The Sorrow of Miles Franklin beneath Mount Kajmakcalan

Written by Ivan Capovski Paul Filev (trans.)
Review by Waheed Rabbani

In 1917, a famous Australian author, Miles Franklin, arrives at the Scottish Women’s Hospital in Macedonia. While her position as a nurse might seem surprising, she is there to get away from London’s war hysteria and is disturbed at nothing being written about art or women’s rights. At that time, Macedonia had been partitioned among its neighbors, Serbia, Greece, and Bulgaria. While struggling to survive, its people were forcibly conscripted into different armies to fight each other on their own soil.

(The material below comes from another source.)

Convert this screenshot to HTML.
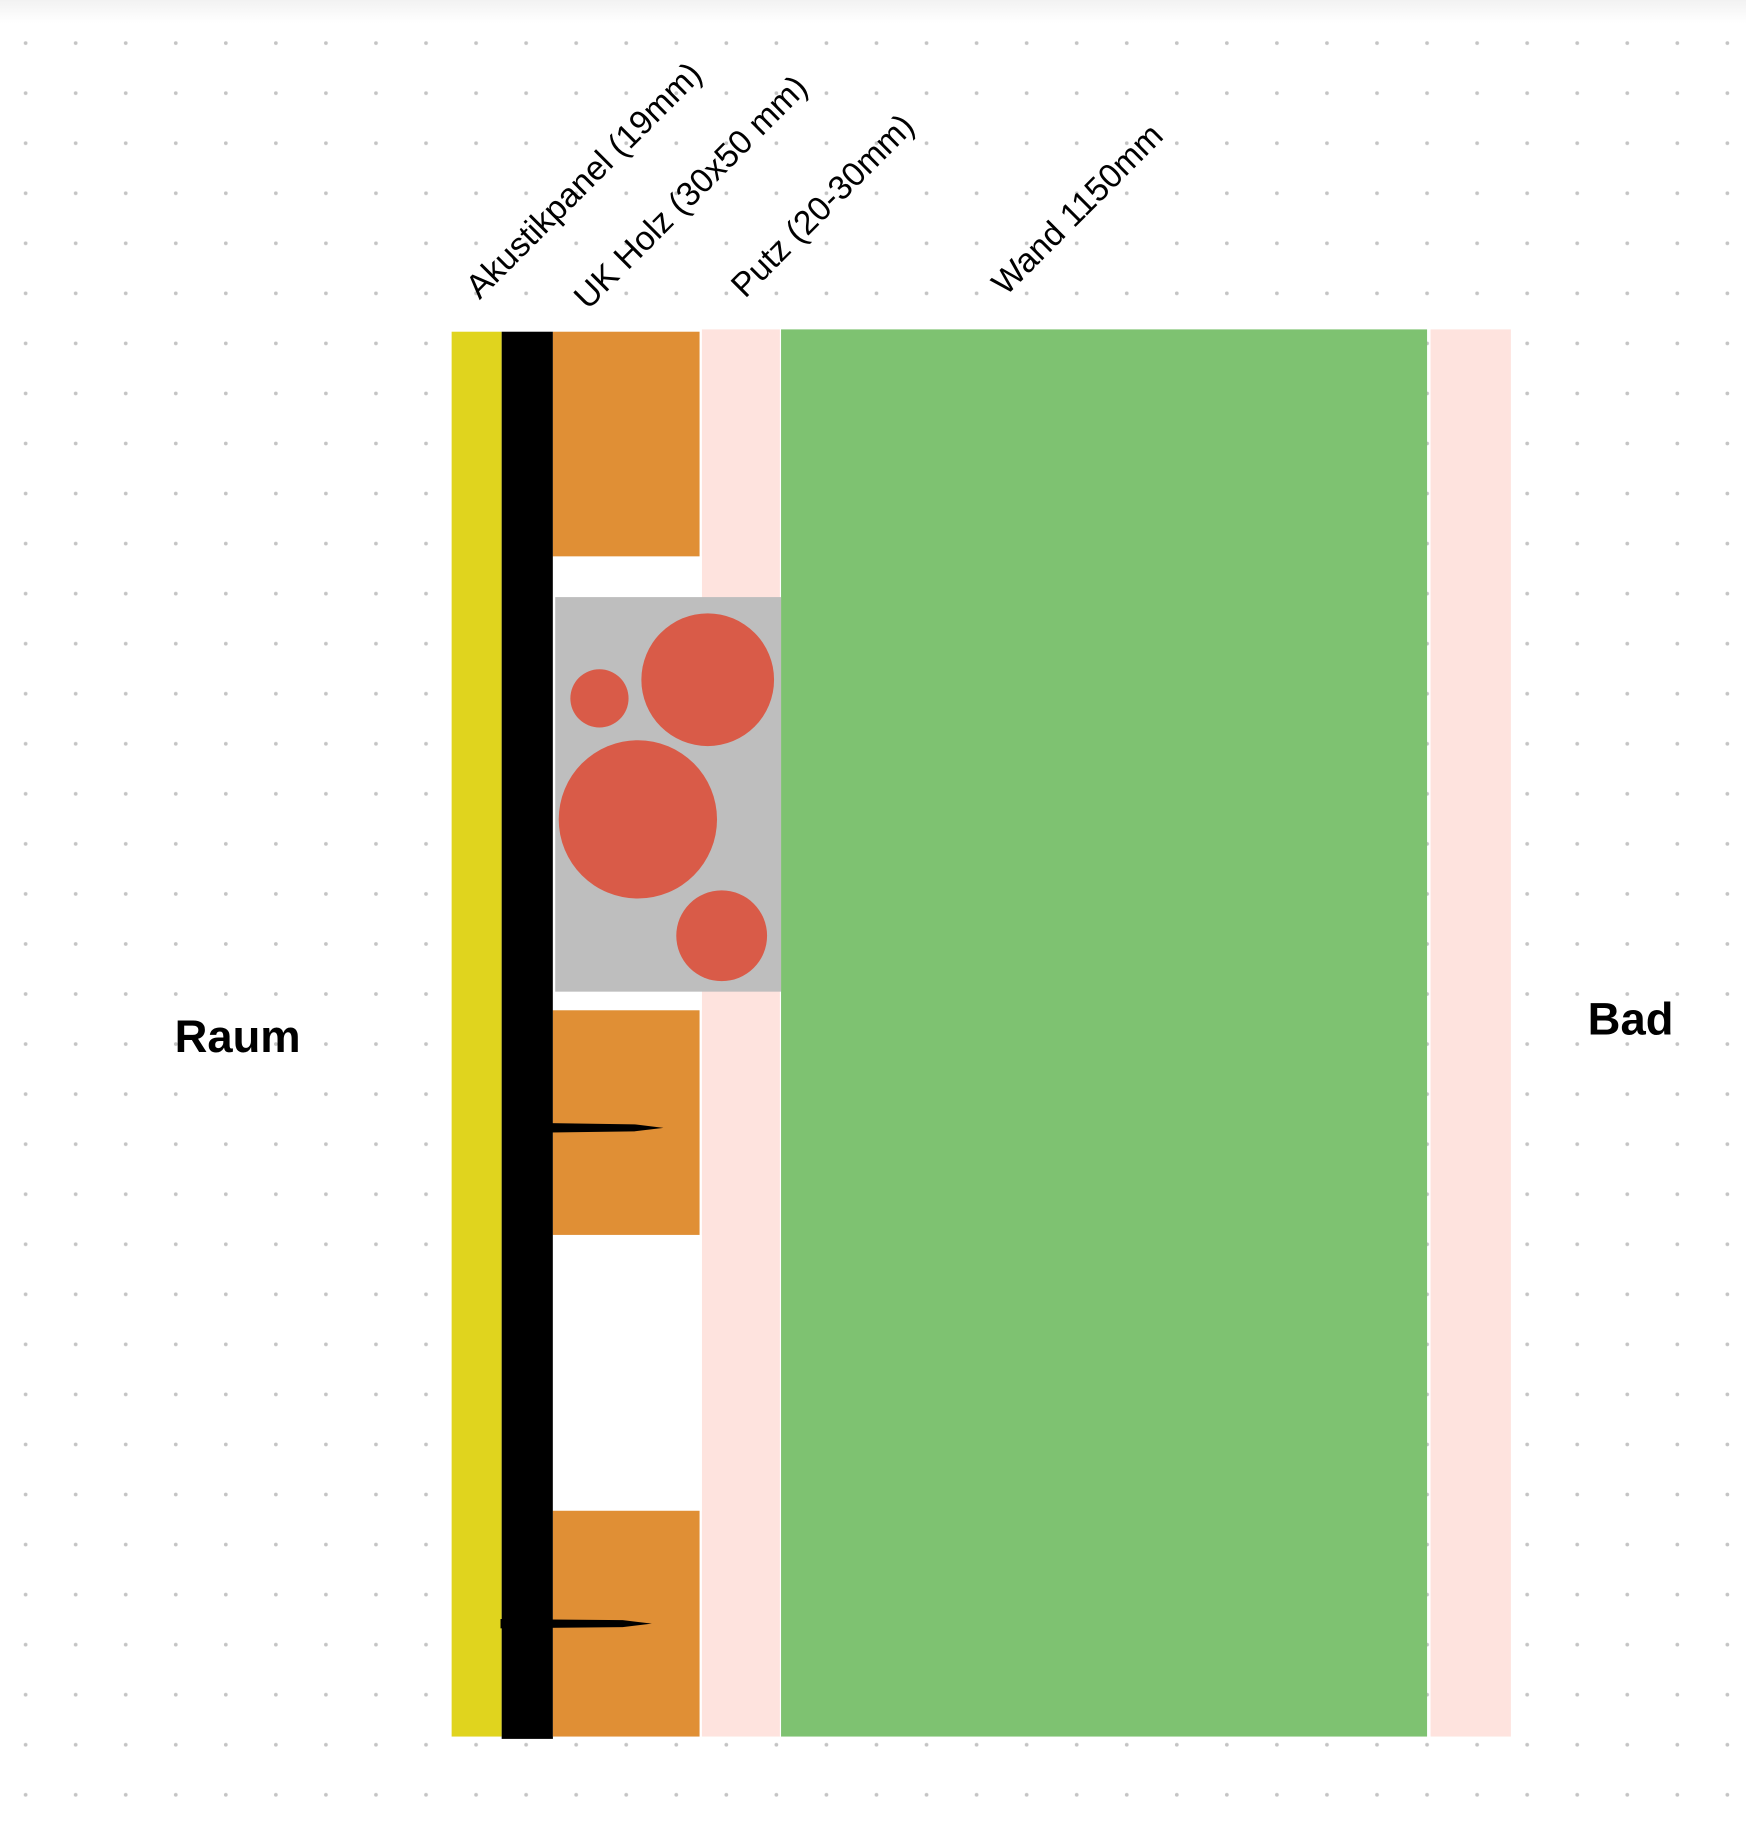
<!DOCTYPE html>
<html><head><meta charset="utf-8"><style>html,body{margin:0;padding:0;background:#fff}svg{display:block}</style></head>
<body>
<svg width="1746" height="1832" viewBox="0 0 1500 1574" preserveAspectRatio="none" xmlns="http://www.w3.org/2000/svg">
<defs>
<pattern id="dots" x="0" y="0" width="43" height="43" patternUnits="userSpaceOnUse">
<circle cx="22" cy="37" r="1.6" fill="#c4c4c4"/>
</pattern>
<linearGradient id="sh" x1="0" y1="0" x2="0" y2="1"><stop offset="0" stop-color="#f2f2f2"/><stop offset="1" stop-color="#fff"/></linearGradient>
</defs>
<rect width="1500" height="1574" fill="#fff"/>
<rect width="1500" height="20" fill="url(#sh)"/>
<rect width="1500" height="1574" fill="url(#dots)"/>
<rect x="388" y="285" width="43" height="1207" fill="#e0d41e"/>
<rect x="431" y="285" width="44" height="1209" fill="#000"/>
<rect x="603" y="283" width="67" height="1209" fill="#fee3de"/>
<rect x="475" y="478" width="128" height="390" fill="#fff"/>
<rect x="475" y="1061" width="128" height="237" fill="#fff"/>
<rect x="475" y="285" width="126" height="193" fill="#e08f35"/>
<rect x="475" y="868" width="126" height="193" fill="#e08f35"/>
<rect x="475" y="1298" width="126" height="194" fill="#e08f35"/>
<rect x="671" y="283" width="555" height="1209" fill="#7ec271"/>
<rect x="1229" y="283" width="69" height="1209" fill="#fee3de"/>
<rect x="477" y="513" width="194" height="339" fill="#bebebe"/>
<g fill="#d95b48">
<ellipse cx="515" cy="600" rx="25" ry="25"/>
<ellipse cx="608" cy="584" rx="57" ry="57"/>
<ellipse cx="548" cy="704" rx="68" ry="68"/>
<ellipse cx="620" cy="804" rx="39" ry="39"/>
</g>
<path d="M473 965 L545 966 L570 969 L545 972 L473 973 Z" fill="#000"/>
<path d="M430 1391 L535 1392 L560 1395 L535 1398 L430 1399 Z" fill="#000"/>
<g font-family="Liberation Sans, sans-serif" font-size="29" fill="#000">
<text transform="translate(412,258) rotate(-45)">Akustikpanel (19mm)</text>
<text transform="translate(505,267) rotate(-45)">UK Holz (30x50 mm)</text>
<text transform="translate(640,257) rotate(-45)">Putz (20-30mm)</text>
<text transform="translate(864,255) rotate(-45)">Wand 1150mm</text>
</g>
<g font-family="Liberation Sans, sans-serif" font-size="39" font-weight="bold" fill="#000">
<text x="150" y="904">Raum</text>
<text x="1364" y="889">Bad</text>
</g>
</svg>
</body></html>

While fulfilling her nursing tasks, Miles frequently explores the neighboring battlefields and villages. She records in her diary her observations and the customs of the people she encounters. These accounts bring out the locals’ sufferings, particularly the women, and the progress and devastation of war. Miles strikingly illustrates the impact of partition on the lives of two people, a Serbian Macedonian and a Bulgarian Macedonian, who previously were friends and, injured in the fighting, are brought to the same hospital. They now must resolve their differences or slaughter each other.

Čapovski has penned this remarkable historical novel from the point of view of Miles, in whose honor Australia’s prestigious Miles Franklin Award is named. While the narrative concentrates on Miles’s observations and experiences during the war, there are moments when she reminisces on her past in Australia, the United States, and England and her writing career. The attempt to blend Miles’s past events with more immediate incidents doesn’t entirely work uniformly, for the reader is pulled out of one narrative into another. The technique of using Miles to bind together several independent, tragic stories of unfortunate Macedonians works well to recount the cruel, obscure events of the period. An informative historical account about this theater of WWI.